Let’s talk about criticism.
When I was a little girl I remember being bullied. Yes, I do remember it. I arrived in Venezuela when I was eight years old. I was the «new girl» who could not speak spanish and when I did, I had a «mamma mia» accent. I was from a different country and culture. My friends didn’t understand my liberal parents and they surely never processed the idea of going topless to the Greek beaches. When I spoke to my mom in Greek they made fun of the «funny» words we used.
My dad got very sick when I was thirteen. My classmates made fun of him. They said terrible things at school. That hurt so much more than hearing negative comments about myself. Why on earth should you make fun of someone who is sick? They also picked on my sister and my mom.

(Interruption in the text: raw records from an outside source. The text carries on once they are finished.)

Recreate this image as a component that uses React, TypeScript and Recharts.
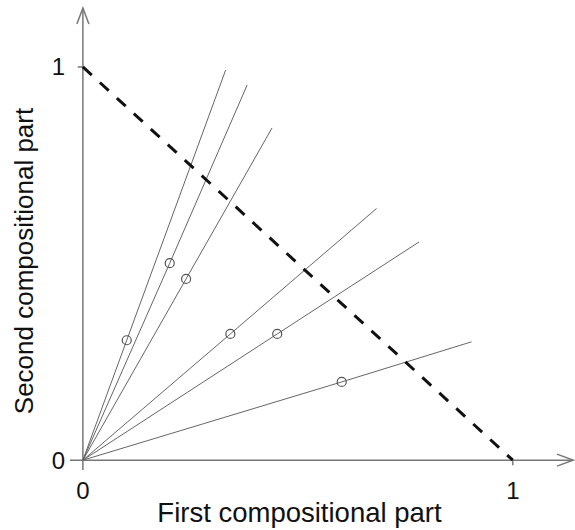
import { ComposedChart, Line, XAxis, YAxis, ReferenceLine } from 'recharts'

// rays from the origin: end points
const rayEndX = [0.332, 0.382, 0.44, 0.683, 0.782, 0.904]
const rayEndY = [0.992, 0.954, 0.845, 0.64, 0.555, 0.301]
// marked composition on each ray
const pointX = [0.102, 0.202, 0.24, 0.343, 0.452, 0.602]
const pointY = [0.305, 0.501, 0.461, 0.321, 0.321, 0.199]
// the simplex x + y = 1
const simplexX = [0, 1]
const simplexY = [1, 0]
const tickValues = [0, 1]

const FONT = '"Liberation Sans", Arial, Helvetica, sans-serif'
const AXIS = '#777'

const rays = rayEndX.map((ex, i) => [
  { x: 0, y: 0 },
  { x: pointX[i], y: pointY[i] },
  { x: ex, y: rayEndY[i] },
])
const simplex = simplexX.map((x, i) => ({ x, y: simplexY[i] }))

const renderDot = (props: any) => {
  const { cx, cy, index } = props
  if (index !== 1) return <g key={`e${index}`} />
  return <circle key={`p${index}`} cx={cx} cy={cy} r={4.5} fill="none" stroke="#555" strokeWidth={1.2} />
}

export default function App() {
  return (
    <div style={{ position: 'absolute', left: 0, top: 0, background: '#fff' }}>
      <ComposedChart width={575} height={530} margin={{ top: 8, right: 2, left: 30, bottom: 0 }}>
        <defs>
          <marker
            id="arrow"
            markerUnits="userSpaceOnUse"
            markerWidth={20}
            markerHeight={16}
            viewBox="0 0 20 16"
            refX={18}
            refY={8}
            orient="auto"
          >
            <path d="M2,2 L18,8 L2,14" fill="none" stroke={AXIS} strokeWidth={1.5} />
          </marker>
        </defs>
        <XAxis
          type="number"
          dataKey="x"
          domain={[-0.03, 1.14]}
          ticks={tickValues}
          axisLine={false}
          tickLine={false}
          tickSize={0}
          tickMargin={12}
          height={60}
          allowDataOverflow
          tick={{ fill: '#111', fontSize: 24, fontFamily: FONT }}
          label={{
            content: ({ viewBox }: any) => (
              <text
                x={viewBox.x + viewBox.width / 2 - 22}
                y={viewBox.y + 52}
                textAnchor="middle"
                fill="#111"
                fontSize={27.5}
                fontFamily={FONT}
              >
                First compositional part
              </text>
            ),
          }}
        />
        <YAxis
          type="number"
          dataKey="y"
          domain={[-0.025, 1.15]}
          ticks={tickValues}
          axisLine={false}
          tickLine={false}
          tickSize={0}
          tickMargin={5}
          width={40}
          allowDataOverflow
          tick={{ fill: '#111', fontSize: 24, fontFamily: FONT }}
          label={{
            content: ({ viewBox }: any) => {
              const x = viewBox.x + 3
              const y = viewBox.y + viewBox.height / 2 + 22
              return (
                <text
                  x={x}
                  y={y}
                  transform={`rotate(-90, ${x}, ${y})`}
                  textAnchor="middle"
                  fill="#111"
                  fontSize={26}
                  fontFamily={FONT}
                >
                  Second compositional part
                </text>
              )
            },
          }}
        />
        {/* axes with arrow heads */}
        <ReferenceLine y={0} stroke={AXIS} strokeWidth={1.5} markerEnd="url(#arrow)" />
        <ReferenceLine x={0} stroke={AXIS} strokeWidth={1.5} markerEnd="url(#arrow)" />
        <ReferenceLine segment={[{ x: 1, y: 0 }, { x: 1, y: -0.013 }]} stroke={AXIS} strokeWidth={1.5} />
        <ReferenceLine segment={[{ x: 0, y: 1 }, { x: -0.012, y: 1 }]} stroke={AXIS} strokeWidth={1.5} />
        {rays.map((d, i) => (
          <Line
            key={i}
            data={d}
            dataKey="y"
            type="linear"
            stroke="#666"
            strokeWidth={1}
            dot={renderDot}
            activeDot={false}
            isAnimationActive={false}
          />
        ))}
        <Line
          data={simplex}
          dataKey="y"
          type="linear"
          stroke="#111"
          strokeWidth={3}
          strokeDasharray="12 11"
          dot={false}
          activeDot={false}
          isAnimationActive={false}
        />
      </ComposedChart>
    </div>
  )
}
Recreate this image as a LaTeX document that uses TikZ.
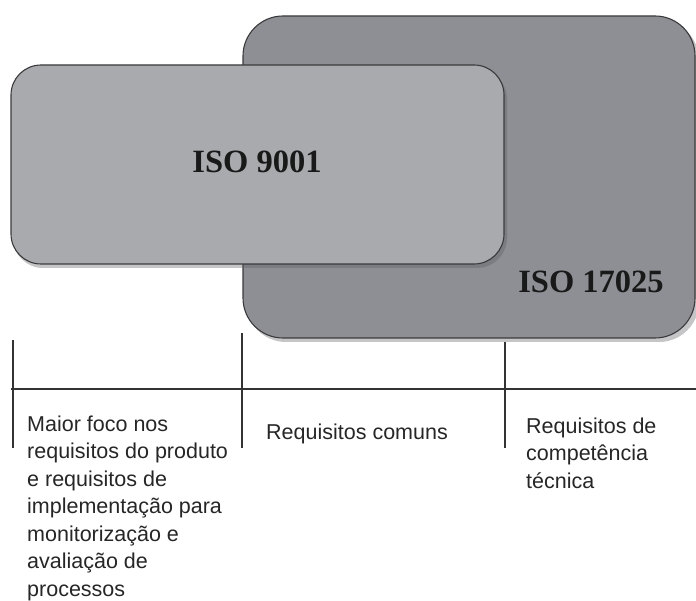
\documentclass[tikz,border=0pt]{standalone}
\usepackage{fontspec}
\setmainfont{Liberation Sans}
\newfontfamily\isofont{Liberation Serif}
\definecolor{bigfill}{HTML}{8E8F94}
\definecolor{smallfill}{HTML}{A9AAAE}
\definecolor{edgecol}{HTML}{3A3A3C}
\definecolor{shadowcol}{HTML}{5A5A5E}
\begin{document}
\begin{tikzpicture}[x=1pt,y=-1pt,
  box/.style={draw=edgecol, line width=1.1pt},
  shade/.style={fill=shadowcol, opacity=0.35},
  isolabel/.style={font=\isofont\bfseries\fontsize{32.5}{36}\selectfont, text=black!90, inner sep=0pt},
  desc/.style={font=\fontsize{21.5}{27.5}\selectfont, text=black!85, align=left, anchor=base west, inner sep=0pt},
  axis/.style={draw=black!80, line width=1.3pt}]
\useasboundingbox (0,0) rectangle (696,601);
% big rectangle (ISO 17025)
\fill[shade, rounded corners=40pt] (246,20) rectangle (699,342);
\draw[box, fill=bigfill, rounded corners=40pt] (243,16) rectangle (695,338);
% small rectangle (ISO 9001)
\fill[shade, rounded corners=30pt] (13,69) rectangle (507,268);
\draw[box, fill=smallfill, rounded corners=30pt] (11,65) rectangle (504,264);
\node[isolabel] (iso9001) at (257,162) {ISO 9001};
\node[isolabel] (iso17025) at (591,282) {ISO 17025};
% axis
\coordinate (axL) at (11,389);
\coordinate (axR) at (696,389);
\draw[axis] (axL) -- (axR);
\coordinate (t1a) at (13,340);  \coordinate (t1b) at (13,448);
\coordinate (t2a) at (242,333); \coordinate (t2b) at (242,448);
\coordinate (t3a) at (505,342); \coordinate (t3b) at (505,448);
\draw[axis] (t1a) -- (t1b);
\draw[axis] (t2a) -- (t2b);
\draw[axis] (t3a) -- (t3b);
% descriptions (base anchor = baseline of last line)
\node[desc] (d1) at (27,596) {Maior foco nos\\requisitos do produto\\e requisitos de\\implementação para\\monitorização e\\avaliação de\\processos};
\node[desc] (d2) at (266,439) {Requisitos comuns};
\node[desc] (d3) at (526,488) {Requisitos de\\competência\\técnica};
\end{tikzpicture}
\end{document}
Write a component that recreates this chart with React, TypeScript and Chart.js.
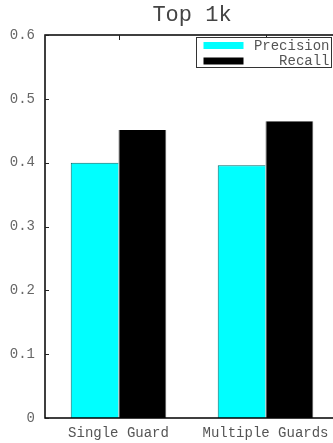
import React, { useEffect, useRef } from "react";
import { Chart, registerables } from "chart.js";

Chart.register(...registerables);

const categories = ["Single Guard", "Multiple Guards"];
const precision = [0.4, 0.396];
const recall = [0.451, 0.465];
const seriesNames = ["Precision", "Recall"];
const seriesColors = ["#00ffff", "#000000"];
const seriesBorders = ["#006b6b", "#555555"];
const yMin = 0;
const yMax = 0.6;
const yStep = 0.1;
const titleText = "Top 1k";

const FONT = "'Liberation Mono', 'DejaVu Sans Mono', monospace";

const framePlugin = {
  id: "frame",
  afterDatasetsDraw(chart: any) {
    const ctx = chart.ctx;
    const { left, top, right, bottom } = chart.chartArea;
    const ys = chart.scales.y;
    const xs = chart.scales.x;
    ctx.save();
    // axes frame
    ctx.strokeStyle = "#000";
    ctx.lineWidth = 1.5;
    ctx.beginPath();
    ctx.moveTo(right, top);
    ctx.lineTo(left, top);
    ctx.lineTo(left, bottom);
    ctx.lineTo(right, bottom);
    ctx.lineTo(right, top);
    ctx.stroke();
    // inward ticks
    ctx.lineWidth = 1;
    ctx.strokeStyle = "#222";
    ctx.beginPath();
    ys.ticks.forEach((t: any) => {
      const y = Math.round(ys.getPixelForValue(t.value)) + 0.5;
      ctx.moveTo(left, y);
      ctx.lineTo(left + 4, y);
      ctx.moveTo(right, y);
      ctx.lineTo(right - 4, y);
    });
    categories.forEach((_c, i) => {
      const x = Math.round(xs.getPixelForValue(i)) + 0.5;
      ctx.moveTo(x, top);
      ctx.lineTo(x, top + 5);
    });
    ctx.stroke();

    // legend
    const bw = 135;
    const bh = 30;
    const bx = Math.round(right - 143) + 0.5;
    const by = Math.round(top + 2) + 0.5;
    ctx.fillStyle = "#fff";
    ctx.fillRect(bx, by, bw, bh);
    ctx.strokeStyle = "#333";
    ctx.lineWidth = 1;
    ctx.strokeRect(bx, by, bw, bh);
    ctx.font = "14px " + FONT;
    ctx.textAlign = "right";
    ctx.textBaseline = "middle";
    seriesNames.forEach((name, i) => {
      const sy = by + 4.5 + i * 15.5;
      ctx.fillStyle = seriesColors[i];
      ctx.fillRect(bx + 7, sy, 40, 7);
      ctx.fillStyle = "#555";
      ctx.fillText(name, bx + bw - 2, sy + 4);
    });

    // title
    ctx.font = "22px " + FONT;
    ctx.textAlign = "center";
    ctx.textBaseline = "alphabetic";
    ctx.fillStyle = "#444";
    ctx.fillText(titleText, (left + right) / 2, 21);
    ctx.restore();
  },
};

export default function App() {
  const ref = useRef<HTMLCanvasElement | null>(null);
  useEffect(() => {
    if (!ref.current) return;
    const chart = new Chart(ref.current, {
      type: "bar",
      data: {
        labels: categories,
        datasets: [
          {
            label: seriesNames[0],
            data: precision,
            backgroundColor: seriesColors[0],
            borderColor: seriesBorders[0],
            borderWidth: { left: 1, top: 1, right: 0, bottom: 0 },
          },
          {
            label: seriesNames[1],
            data: recall,
            backgroundColor: seriesColors[1],
            borderColor: seriesBorders[1],
            borderWidth: { left: 1, top: 0, right: 1, bottom: 0 },
          },
        ],
      },
      options: {
        responsive: false,
        animation: false,
        events: [],
        layout: { padding: { top: 35, left: 0, right: 0, bottom: 0 } },
        datasets: { bar: { barPercentage: 1, categoryPercentage: 0.65 } },
        plugins: {
          legend: { display: false },
          title: { display: false },
          tooltip: { enabled: false },
        },
        scales: {
          x: {
            type: "category",
            offset: true,
            grid: { display: false, drawTicks: false },
            border: { display: false },
            ticks: {
              color: "#555",
              padding: 7,
              font: { family: FONT, size: 14 },
              maxRotation: 0,
              autoSkip: false,
            },
            afterFit: (s: any) => {
              s.height = 25;
            },
          },
          y: {
            min: yMin,
            max: yMax,
            grid: { display: false, drawTicks: false },
            border: { display: false },
            ticks: {
              stepSize: yStep,
              color: "#666",
              padding: 10,
              font: { family: FONT, size: 14 },
              callback: (v: any) => (Number(v) === 0 ? "0" : Number(v).toFixed(1)),
            },
            afterFit: (s: any) => {
              s.width = 45;
            },
          },
        },
      },
      plugins: [framePlugin],
    });
    return () => chart.destroy();
  }, []);
  return (
    <div
      style={{
        position: "fixed",
        left: 0,
        top: 0,
        width: 333,
        height: 443,
        overflow: "hidden",
        background: "#fff",
      }}
    >
      <canvas ref={ref} width={339} height={443} style={{ display: "block", width: 339, height: 443 }} />
    </div>
  );
}
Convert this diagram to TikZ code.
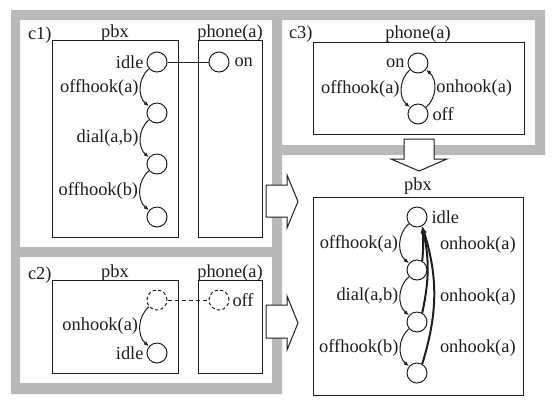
\documentclass[tikz,border=0pt]{standalone}
\usepackage{fontspec}
\setmainfont{Liberation Serif}
\usetikzlibrary{positioning, arrows.meta, calc}

\tikzset{
  loc/.style={circle, draw=drawColor, line width=0.5pt, minimum size=10pt, inner sep=0pt},
  ghost/.style={loc, dash pattern=on 1.6pt off 1.2pt},
  txt/.style={text=drawColor, inner sep=0pt, outer sep=0pt, font=\fontsize{9.2}{11}\selectfont},
  box/.style={draw=drawColor, line width=0.5pt},
  trans/.style={draw=drawColor, line width=0.5pt, -{Latex[length=2.6pt,width=2pt]}},
  back/.style={draw=drawColor, line width=1pt, -{Latex[length=3.6pt,width=2.6pt]}},
  bigarrow/.style={draw=drawColor, line width=0.5pt, fill=white, line join=miter}
}

\begin{document}
\begin{tikzpicture}[x=0.5pt,y=-0.5pt]
\definecolor{drawColor}{RGB}{30,30,30}
\definecolor{frameColor}{RGB}{185,185,185}
\path[use as bounding box,fill=white] (0,0) rectangle (556,409);

\path[fill=frameColor,even odd rule] (11,10) -- (545,10) -- (545,155) -- (282,155) -- (282,394) -- (11,394) -- cycle
  (20,20) rectangle (272,247)
  (20,257) rectangle (272,383)
  (282,20) rectangle (535,145);

\node[txt,anchor=base west] (c1) at (28,39) {c1)};
\draw[box] (52,40) rectangle (178,237);
\node[txt,anchor=base] (pbx1) at (115,37) {pbx};
\draw[box] (198,40) rectangle (262,237);
\node[txt,anchor=base] (phone1) at (230,37) {phone(a)};

\node[loc] (a1) at (157,62) {};
\node[loc] (a2) at (157,113) {};
\node[loc] (a3) at (157,164) {};
\node[loc] (a4) at (157,217) {};
\node[txt,left=1.5pt of a1] (a1t) {idle};
\node[loc] (on1) at (219,62) {};
\node[txt,right=2.5pt of on1] (on1t) {on};
\draw[box] (a1) -- (on1);
\draw[trans] (a1) to[bend right=50] node[txt,left=1pt] {offhook(a)} (a2);
\draw[trans] (a2) to[bend right=50] node[txt,left=1pt] {dial(a,b)} (a3);
\draw[trans] (a3) to[bend right=50] node[txt,left=1pt] {offhook(b)} (a4);

\node[txt,anchor=base west] (c2) at (28,279) {c2)};
\draw[box] (52,280) rectangle (178,373);
\node[txt,anchor=base] (pbx2) at (115,277) {pbx};
\draw[box] (198,280) rectangle (262,373);
\node[txt,anchor=base] (phone2) at (230,277) {phone(a)};

\node[ghost] (b1) at (157,300) {};
\node[loc] (b2) at (157,353) {};
\node[txt,left=1.5pt of b2] (b2t) {idle};
\node[ghost] (off2) at (219,300) {};
\node[txt,right=1.5pt of off2] (off2t) {off};
\draw[box,dash pattern=on 2pt off 1.5pt] (b1) -- (off2);
\draw[trans] (b1) to[bend right=50] node[txt,left=1pt] {onhook(a)} (b2);

\node[txt,anchor=base west] (c3) at (289,38) {c3)};
\draw[box] (313,42) rectangle (524,134);
\node[txt,anchor=base] (phone3) at (418,38) {phone(a)};

\node[loc] (on3) at (418,63) {};
\node[loc] (off3) at (418,114) {};
\node[txt,left=1.5pt of on3] (on3t) {on};
\node[txt,right=2pt of off3] (off3t) {off};
\draw[trans] (on3) to[bend right=50] node[txt,left=1pt] {offhook(a)} (off3);
\draw[trans] (off3) to[bend right=50] node[txt,right=1pt] {onhook(a)} (on3);

\draw[box] (313,197) rectangle (523,395);
\node[txt,anchor=base] (pbx4) at (418,190) {pbx};

\node[loc] (p1) at (417,217) {};
\node[loc] (p2) at (417,270) {};
\node[loc] (p3) at (417,322) {};
\node[loc] (p4) at (417,373) {};
\node[txt,right=2pt of p1] (p1t) {idle};
\draw[trans] (p1) to[bend right=50] node[txt,left=1pt] {offhook(a)} (p2);
\draw[trans] (p2) to[bend right=50] node[txt,left=1pt] {dial(a,b)} (p3);
\draw[trans] (p3) to[bend right=50] node[txt,left=1pt] {offhook(b)} (p4);
\draw[back] (p2.60) to[bend right=5] (p1.-60);
\draw[back] (p3.60) to[bend right=12] (p1.-60);
\draw[back] (p4.60) to[bend right=17] (p1.-60);
\node[txt,anchor=west] (r1) at (440,245) {onhook(a)};
\node[txt,anchor=west] (r2) at (440,297) {onhook(a)};
\node[txt,anchor=west] (r3) at (440,348) {onhook(a)};

\path[bigarrow] (266,185) -- (287,185) -- (287,175) -- (298,201.5) -- (287,228) -- (287,217) -- (266,217) -- cycle;
\path[bigarrow] (266,305) -- (287,305) -- (287,296) -- (298,323) -- (287,350) -- (287,338) -- (266,338) -- cycle;
\path[bigarrow] (404,139) -- (434,139) -- (434,159) -- (447,159) -- (419,171) -- (391,159) -- (404,159) -- cycle;
\end{tikzpicture}
\end{document}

They called me fat because I had a big booty (oh dear, you have no idea how much I appreciate that asset now). Some teachers and fellow students thought that I was stupid because I was terrible at math but then again I was the first one to raise my hand when the teacher asked «do you know what a pentagon is?». I had no idea what it was but I told them that it came from the Greek word meaning «pente» that means «five» and «gonia» that means «angle», so my logic told me that it must be something with five angles (yeah, so stupid).
I made terrible and embarrassing spelling mistakes. But hey…I guess that is the only negative thing about speaking 4 different languages at the age of ten.
Why am I telling you this? Because I hate the fact that so many people enjoy bringing others down. The reasons for that are endless, but I would like you to know that they can only hurt you if you let them.
Yes, I was constantly bullied and it did get to me but that all stopped when I turned thirteen. It didn’t hurt me no more because I knew whoever was behind that bully was so empty, that he or she had to empty someone else with their negative criticism. I embrace positive criticism. That is my way of getting better at whatever it is that I am doing.
When I started promoting my music I received all types of comments. Some of them did hurt and some of them made me feel so loved that I couldn’t believe it. I understood that not everybody could like me and that was ok. I like me. I believe in me and I think that is a good start point.
I have learned to love myself. It has been a terrible battle with so many voices in autopilot inside my head but I did manage to make peace with myself. You don’t realize it, but sometimes WE are our biggest bully.
People are going to have their opinion and that is ok too. They are going to judge whatever it is that you are doing. Good or bad, right or wrong. So go ahead and ignore those comments. They are not worth it. You know exactly who you are. Negative comments are just a way of improving yourself. You are simply spectacular just the way you are. Yes, you heard me. SPECTACULAR.
Someone once told me «whatever rocks you find in your path put them inside a bag because at the end of the road, you could build a house with them». Well I have built a big solid building with a big parking lot, thank you very much.